What needs to be done
Starting at the first line of the listing below, retype each line up to and including the one that contains "const c6Ticks = [0, 0.2, 0.4, 0.6, 0.8, 1.0, 1.2];". Leave pictures out.

START

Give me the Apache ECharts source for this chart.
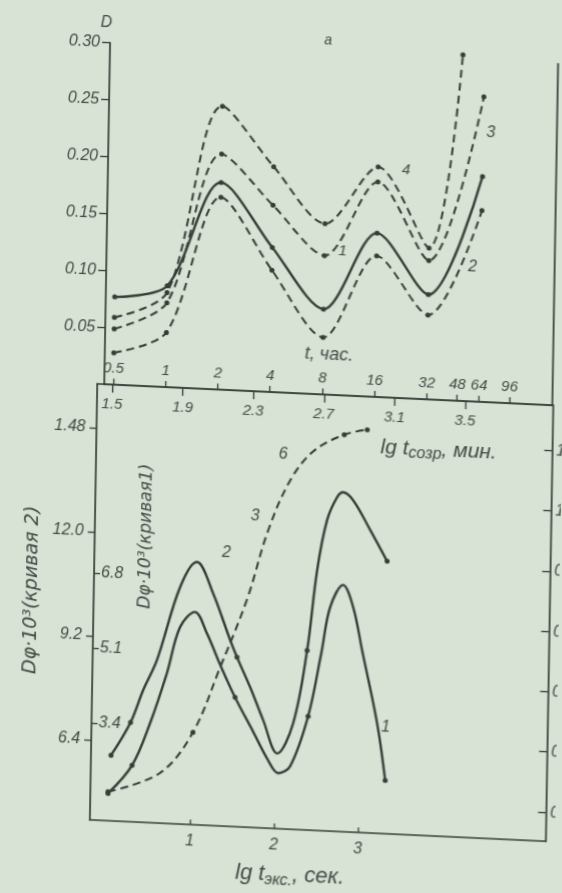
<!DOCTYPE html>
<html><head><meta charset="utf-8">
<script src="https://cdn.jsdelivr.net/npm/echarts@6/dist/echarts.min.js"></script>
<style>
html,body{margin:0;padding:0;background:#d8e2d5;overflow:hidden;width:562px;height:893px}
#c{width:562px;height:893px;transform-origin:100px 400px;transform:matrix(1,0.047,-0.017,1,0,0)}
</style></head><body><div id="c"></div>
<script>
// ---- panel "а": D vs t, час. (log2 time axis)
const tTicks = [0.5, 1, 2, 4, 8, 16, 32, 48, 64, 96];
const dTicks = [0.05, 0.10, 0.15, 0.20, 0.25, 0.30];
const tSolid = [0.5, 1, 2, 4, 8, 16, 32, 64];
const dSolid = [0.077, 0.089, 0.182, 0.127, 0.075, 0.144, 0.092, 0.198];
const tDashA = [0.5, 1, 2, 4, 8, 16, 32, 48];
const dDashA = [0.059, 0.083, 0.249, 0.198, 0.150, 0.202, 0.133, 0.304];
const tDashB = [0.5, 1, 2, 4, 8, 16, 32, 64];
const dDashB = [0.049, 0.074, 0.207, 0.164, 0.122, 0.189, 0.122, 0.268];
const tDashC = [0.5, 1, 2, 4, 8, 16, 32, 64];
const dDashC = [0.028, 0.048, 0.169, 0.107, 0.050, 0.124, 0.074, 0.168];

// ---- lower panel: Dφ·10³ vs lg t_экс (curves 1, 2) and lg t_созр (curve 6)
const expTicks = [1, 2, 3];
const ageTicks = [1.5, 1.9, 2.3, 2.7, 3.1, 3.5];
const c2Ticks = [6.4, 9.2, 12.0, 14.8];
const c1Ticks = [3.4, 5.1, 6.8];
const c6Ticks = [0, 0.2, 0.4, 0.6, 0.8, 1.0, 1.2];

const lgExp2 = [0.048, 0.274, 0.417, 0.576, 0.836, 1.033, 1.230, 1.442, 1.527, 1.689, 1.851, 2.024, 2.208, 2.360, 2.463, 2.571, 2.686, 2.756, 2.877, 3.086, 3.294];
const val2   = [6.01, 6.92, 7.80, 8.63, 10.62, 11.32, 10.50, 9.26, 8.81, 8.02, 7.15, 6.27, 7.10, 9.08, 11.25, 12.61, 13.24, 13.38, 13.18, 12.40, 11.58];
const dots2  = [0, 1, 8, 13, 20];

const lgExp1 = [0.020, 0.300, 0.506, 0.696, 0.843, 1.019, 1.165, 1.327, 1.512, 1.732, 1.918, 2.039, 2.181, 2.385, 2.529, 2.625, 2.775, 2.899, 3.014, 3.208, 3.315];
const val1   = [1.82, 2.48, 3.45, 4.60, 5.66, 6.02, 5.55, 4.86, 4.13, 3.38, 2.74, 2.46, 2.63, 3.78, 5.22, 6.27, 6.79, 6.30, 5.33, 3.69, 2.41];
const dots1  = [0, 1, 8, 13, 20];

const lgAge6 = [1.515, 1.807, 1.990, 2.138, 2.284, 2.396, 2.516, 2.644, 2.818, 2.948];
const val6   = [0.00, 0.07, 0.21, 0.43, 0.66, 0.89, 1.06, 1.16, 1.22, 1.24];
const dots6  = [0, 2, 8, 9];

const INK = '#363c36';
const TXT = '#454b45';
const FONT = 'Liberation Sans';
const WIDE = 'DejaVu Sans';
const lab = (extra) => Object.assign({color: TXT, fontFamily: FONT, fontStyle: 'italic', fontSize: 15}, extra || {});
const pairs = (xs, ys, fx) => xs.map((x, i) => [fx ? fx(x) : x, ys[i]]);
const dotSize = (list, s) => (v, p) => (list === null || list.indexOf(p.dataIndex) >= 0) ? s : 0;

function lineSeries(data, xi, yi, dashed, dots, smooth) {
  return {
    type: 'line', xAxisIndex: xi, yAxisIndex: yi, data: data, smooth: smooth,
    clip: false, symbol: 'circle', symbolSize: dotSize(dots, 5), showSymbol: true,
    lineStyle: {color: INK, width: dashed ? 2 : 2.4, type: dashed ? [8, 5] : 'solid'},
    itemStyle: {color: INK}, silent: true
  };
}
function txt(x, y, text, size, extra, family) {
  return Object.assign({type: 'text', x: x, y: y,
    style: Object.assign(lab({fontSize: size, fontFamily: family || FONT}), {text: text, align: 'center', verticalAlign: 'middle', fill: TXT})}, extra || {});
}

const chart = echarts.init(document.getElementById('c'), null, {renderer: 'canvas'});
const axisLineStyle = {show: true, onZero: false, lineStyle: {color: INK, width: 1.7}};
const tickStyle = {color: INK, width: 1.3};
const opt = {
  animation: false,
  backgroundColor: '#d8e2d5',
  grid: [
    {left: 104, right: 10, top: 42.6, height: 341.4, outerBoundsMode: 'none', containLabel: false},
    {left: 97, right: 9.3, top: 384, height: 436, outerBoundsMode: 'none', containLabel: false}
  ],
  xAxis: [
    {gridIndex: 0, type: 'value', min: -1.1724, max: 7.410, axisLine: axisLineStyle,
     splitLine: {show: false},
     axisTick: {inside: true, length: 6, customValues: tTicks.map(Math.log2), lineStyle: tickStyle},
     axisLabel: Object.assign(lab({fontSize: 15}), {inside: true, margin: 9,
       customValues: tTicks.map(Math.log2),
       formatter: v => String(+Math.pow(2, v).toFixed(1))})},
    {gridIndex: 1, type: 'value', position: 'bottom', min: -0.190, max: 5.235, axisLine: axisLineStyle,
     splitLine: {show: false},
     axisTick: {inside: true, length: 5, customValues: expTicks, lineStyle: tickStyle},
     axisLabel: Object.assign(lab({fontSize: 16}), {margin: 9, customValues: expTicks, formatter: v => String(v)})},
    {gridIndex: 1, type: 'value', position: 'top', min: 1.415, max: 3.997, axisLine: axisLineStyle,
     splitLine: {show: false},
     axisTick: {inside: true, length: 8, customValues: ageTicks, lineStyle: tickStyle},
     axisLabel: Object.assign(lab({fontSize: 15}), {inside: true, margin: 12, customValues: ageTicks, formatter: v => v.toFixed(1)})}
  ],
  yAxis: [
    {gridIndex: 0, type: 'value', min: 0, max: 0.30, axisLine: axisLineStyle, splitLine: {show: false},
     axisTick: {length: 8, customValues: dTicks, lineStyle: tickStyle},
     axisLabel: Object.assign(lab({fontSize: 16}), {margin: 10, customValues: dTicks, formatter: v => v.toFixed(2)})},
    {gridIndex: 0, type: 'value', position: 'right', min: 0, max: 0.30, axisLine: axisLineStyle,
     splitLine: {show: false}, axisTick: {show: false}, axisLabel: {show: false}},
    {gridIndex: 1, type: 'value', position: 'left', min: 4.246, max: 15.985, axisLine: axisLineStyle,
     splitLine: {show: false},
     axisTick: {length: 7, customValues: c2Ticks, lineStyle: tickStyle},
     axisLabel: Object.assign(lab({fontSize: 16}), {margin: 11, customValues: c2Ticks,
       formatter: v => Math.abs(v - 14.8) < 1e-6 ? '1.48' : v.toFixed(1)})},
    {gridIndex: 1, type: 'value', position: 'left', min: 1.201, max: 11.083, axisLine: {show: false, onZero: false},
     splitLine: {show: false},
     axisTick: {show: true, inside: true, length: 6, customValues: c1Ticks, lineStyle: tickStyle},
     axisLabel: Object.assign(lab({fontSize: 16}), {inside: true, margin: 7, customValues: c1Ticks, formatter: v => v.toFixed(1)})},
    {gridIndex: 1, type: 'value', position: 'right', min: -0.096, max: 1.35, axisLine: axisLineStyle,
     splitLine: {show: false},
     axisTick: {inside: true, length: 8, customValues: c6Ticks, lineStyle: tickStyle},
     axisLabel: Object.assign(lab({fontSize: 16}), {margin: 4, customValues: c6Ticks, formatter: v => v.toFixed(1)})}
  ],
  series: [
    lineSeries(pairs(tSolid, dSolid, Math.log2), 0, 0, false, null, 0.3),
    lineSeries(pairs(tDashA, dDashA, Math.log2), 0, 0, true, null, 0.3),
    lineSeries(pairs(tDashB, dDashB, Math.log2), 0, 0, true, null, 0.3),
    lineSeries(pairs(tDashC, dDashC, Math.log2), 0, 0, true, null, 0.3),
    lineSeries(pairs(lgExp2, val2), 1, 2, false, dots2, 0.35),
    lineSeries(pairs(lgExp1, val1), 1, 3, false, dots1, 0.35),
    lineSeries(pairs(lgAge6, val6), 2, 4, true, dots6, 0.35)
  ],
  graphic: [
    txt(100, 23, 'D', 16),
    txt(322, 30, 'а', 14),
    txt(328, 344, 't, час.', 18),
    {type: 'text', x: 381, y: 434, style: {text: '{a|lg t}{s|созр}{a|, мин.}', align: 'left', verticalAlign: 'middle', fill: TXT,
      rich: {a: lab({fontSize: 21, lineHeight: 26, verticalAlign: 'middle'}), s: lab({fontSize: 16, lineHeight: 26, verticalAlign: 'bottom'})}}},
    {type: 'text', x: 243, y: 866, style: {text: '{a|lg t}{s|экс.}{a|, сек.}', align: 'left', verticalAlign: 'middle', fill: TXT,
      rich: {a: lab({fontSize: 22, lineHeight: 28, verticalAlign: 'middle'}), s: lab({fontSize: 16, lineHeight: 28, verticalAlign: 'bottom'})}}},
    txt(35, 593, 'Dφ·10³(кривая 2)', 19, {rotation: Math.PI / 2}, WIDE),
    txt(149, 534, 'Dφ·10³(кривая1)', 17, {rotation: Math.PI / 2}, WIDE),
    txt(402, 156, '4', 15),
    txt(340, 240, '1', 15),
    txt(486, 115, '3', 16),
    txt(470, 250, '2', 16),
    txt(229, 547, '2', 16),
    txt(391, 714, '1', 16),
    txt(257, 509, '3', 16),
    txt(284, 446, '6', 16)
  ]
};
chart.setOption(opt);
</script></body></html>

END

Exercise result
Give me the Apache ECharts source for this chart.
<!DOCTYPE html>
<html><head><meta charset="utf-8">
<script src="https://cdn.jsdelivr.net/npm/echarts@6/dist/echarts.min.js"></script>
<style>
html,body{margin:0;padding:0;background:#d8e2d5;overflow:hidden;width:562px;height:893px}
#c{width:562px;height:893px;transform-origin:100px 400px;transform:matrix(1,0.047,-0.017,1,0,0)}
</style></head><body><div id="c"></div>
<script>
// ---- panel "а": D vs t, час. (log2 time axis)
const tTicks = [0.5, 1, 2, 4, 8, 16, 32, 48, 64, 96];
const dTicks = [0.05, 0.10, 0.15, 0.20, 0.25, 0.30];
const tSolid = [0.5, 1, 2, 4, 8, 16, 32, 64];
const dSolid = [0.077, 0.089, 0.182, 0.127, 0.075, 0.144, 0.092, 0.198];
const tDashA = [0.5, 1, 2, 4, 8, 16, 32, 48];
const dDashA = [0.059, 0.083, 0.249, 0.198, 0.150, 0.202, 0.133, 0.304];
const tDashB = [0.5, 1, 2, 4, 8, 16, 32, 64];
const dDashB = [0.049, 0.074, 0.207, 0.164, 0.122, 0.189, 0.122, 0.268];
const tDashC = [0.5, 1, 2, 4, 8, 16, 32, 64];
const dDashC = [0.028, 0.048, 0.169, 0.107, 0.050, 0.124, 0.074, 0.168];

// ---- lower panel: Dφ·10³ vs lg t_экс (curves 1, 2) and lg t_созр (curve 6)
const expTicks = [1, 2, 3];
const ageTicks = [1.5, 1.9, 2.3, 2.7, 3.1, 3.5];
const c2Ticks = [6.4, 9.2, 12.0, 14.8];
const c1Ticks = [3.4, 5.1, 6.8];
const c6Ticks = [0, 0.2, 0.4, 0.6, 0.8, 1.0, 1.2];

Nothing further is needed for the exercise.